19 April 1996

Battling against blackgrass

HERBICIDE-RESISTANT blackgrass is coming in for aggressive treatment on Gerald Addicotts Corston Field Farm, near Bath.

It is resistant to fenoxaprop (Cheetah) products and partially resistant to IPU. John Porter, Mr Addicotts agronomist says it is the first case he has seen in the area.

The field is now in set-aside. Sting CT (glyphosate) was sprayed last autumn to kill the blackgrass. Mustard was sown to replace the green cover and will be sprayed off in May. Oilseed rape will follow. Trifluralin will sensitise weeds, followed by Butisan S (metazachlor) and a full rate of Laser (cycloxydim) as needed.
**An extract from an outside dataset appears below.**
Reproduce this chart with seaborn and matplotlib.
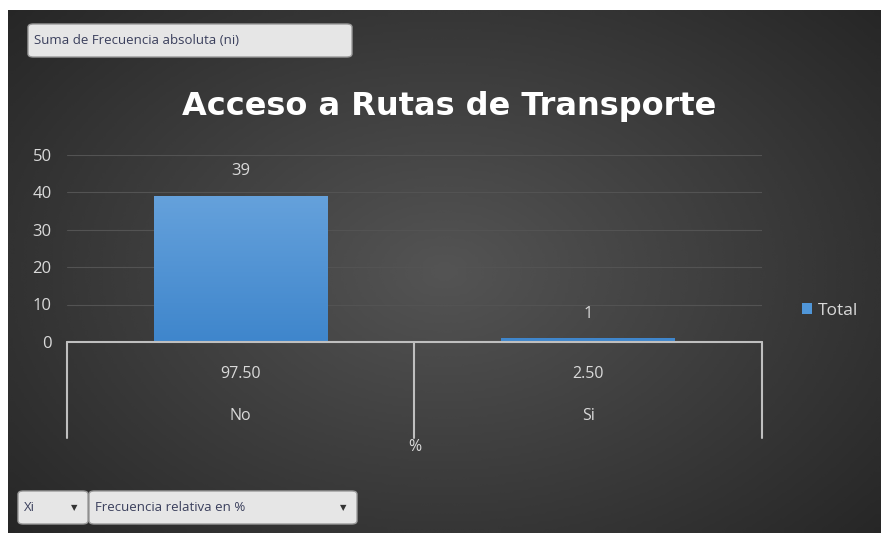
import numpy as np
import pandas as pd
import matplotlib
matplotlib.use("Agg")
import matplotlib.pyplot as plt
from matplotlib.patches import FancyBboxPatch
import matplotlib.transforms as mtransforms
from matplotlib.colors import LinearSegmentedColormap
import seaborn as sns

# data
categories = ["No", "Si"]
totals = [39, 1]
percent_labels = ["97.50", "2.50"]
y_ticks = [0, 10, 20, 30, 40, 50]

TEXT = "#d9d9d9"
BAR = "#5096d8"

sns.set_theme(style="dark")
plt.rcParams["font.family"] = ["Open Sans", "DejaVu Sans"]

W, H = 881, 533
fig = plt.figure(figsize=(W / 100, H / 100), dpi=100)
fig.patch.set_facecolor("white")

# dark radial background panel
bg = fig.add_axes([8 / W, 0, 1 - 8 / W, 1 - 10 / H])
yy, xx = np.mgrid[0:1:200j, 0:1:300j]
r = np.sqrt(((xx - 0.5) / 0.75) ** 2 + ((yy - 0.5) / 0.85) ** 2)
shade = np.clip(0.33 - 0.2 * r, 0.15, 0.33)
bg.imshow(shade, cmap="gray", vmin=0, vmax=1, aspect="auto",
          extent=[0, 1, 0, 1], interpolation="bicubic")
bg.set_axis_off()

# main plot area
ax = fig.add_axes([67 / W, 1 - 342 / H, (762 - 67) / W, (342 - 154.5) / H])
ax.patch.set_alpha(0)
df = pd.DataFrame({"Xi": categories, "Total": totals})
sns.barplot(data=df, x="Xi", y="Total", color=BAR, width=0.5,
            saturation=1, linewidth=0, ax=ax, label="Total")
ax.set_ylim(0, 50)
ax.set_xlim(-0.5, 1.5)
ax.set_yticks(y_ticks)
ax.yaxis.grid(True, color="#535353", linewidth=0.8)
ax.set_axisbelow(True)
ax.tick_params(axis="y", length=0, pad=11, labelsize=12, labelcolor=TEXT)
ax.set_xticks([])
ax.set_xlabel("")
ax.set_ylabel("")
for s in ax.spines.values():
    s.set_visible(False)

# vertical gradient fill on bars
bar_cmap = LinearSegmentedColormap.from_list("bar", ["#3f86cc", "#70a9e0"])
grad = np.linspace(0, 1, 100).reshape(-1, 1)
for p in ax.patches:
    x0 = p.get_x()
    im = ax.imshow(grad, cmap=bar_cmap, origin="lower", aspect="auto",
                   extent=[x0, x0 + p.get_width(), 0, 50], zorder=p.get_zorder())
    im.set_clip_path(p)
ax.set_xlim(-0.5, 1.5)
ax.set_ylim(0, 50)
ax.axhline(0, color="#bfbfbf", linewidth=1.5, clip_on=False, zorder=5)

ax.bar_label(ax.containers[0], padding=12, color=TEXT, fontsize=12)

# two-level category axis
trans = mtransforms.blended_transform_factory(ax.transData, ax.transAxes)
for xd in [-0.5, 0.5, 1.5]:
    ax.plot([xd, xd], [0, -0.512], transform=trans, color="#bfbfbf",
            linewidth=1.5, clip_on=False)
for i, (cat, pct) in enumerate(zip(categories, percent_labels)):
    ax.text(i, -0.171, pct, transform=trans, ha="center", va="center",
            color=TEXT, fontsize=11.5)
    ax.text(i, -0.395, cat, transform=trans, ha="center", va="center",
            color=TEXT, fontsize=11.5)
ax.text(0.5, -0.56, "%", transform=trans, ha="center", va="center",
        color=TEXT, fontsize=11.5)

# legend
leg = ax.legend(loc="center left", bbox_to_anchor=(1.035, 0.165),
                frameon=False, handlelength=0.6, handleheight=0.6,
                handletextpad=0.3, fontsize=12.5)
for h in leg.legend_handles:
    h.set_edgecolor("none")
    h.set_facecolor(BAR)
for t in leg.get_texts():
    t.set_color(TEXT)

# title
fig.text(449 / W, 1 - 106 / H, "Acceso a Rutas de Transporte", ha="center",
         va="center", color="white", fontsize=23, fontweight="bold",
         family="DejaVu Sans")


# pivot field buttons
def button(x0, y0, x1, y1, label, arrow=False):
    box = FancyBboxPatch((x0 / W, 1 - y1 / H), (x1 - x0) / W, (y1 - y0) / H,
                         boxstyle="round,pad=0,rounding_size=0.006",
                         transform=fig.transFigure, facecolor="#e6e6e6",
                         edgecolor="#9a9a9a", linewidth=1)
    fig.patches.append(box)
    fig.text((x0 + 6) / W, 1 - (y0 + y1) / 2 / H, label, ha="left",
             va="center", color="#3a3f5c", fontsize=9.5)
    if arrow:
        fig.text((x1 - 14) / W, 1 - (y0 + y1) / 2 / H, "\u25bc", ha="center",
                 va="center", color="#333333", fontsize=6,
                 family="DejaVu Sans")


button(28, 24, 352, 57, "Suma de Frecuencia absoluta (ni)")
button(18, 491, 88, 524, "Xi", arrow=True)
button(89, 491, 357, 524, "Frecuencia relativa en %", arrow=True)

fig.savefig("out.png", dpi=100, facecolor=fig.get_facecolor())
Linseed could follow oilseed rape to allow a couple of glyphosate applications in the autumn and spring. Minimal cultivation will prevent shed seeds from being pulled up – after about four years they should die, says BASF agronomist Martin Lainsbury.

Making the most of herbicides in oilseed rape is a key component in the strategy Gerald Addiscott (centre) has developed for combatting herbicide resistant blackgrass on his farm near Bath. Here Martin Lainsbury (left) of BASF and agronomist John Porter check this years crop.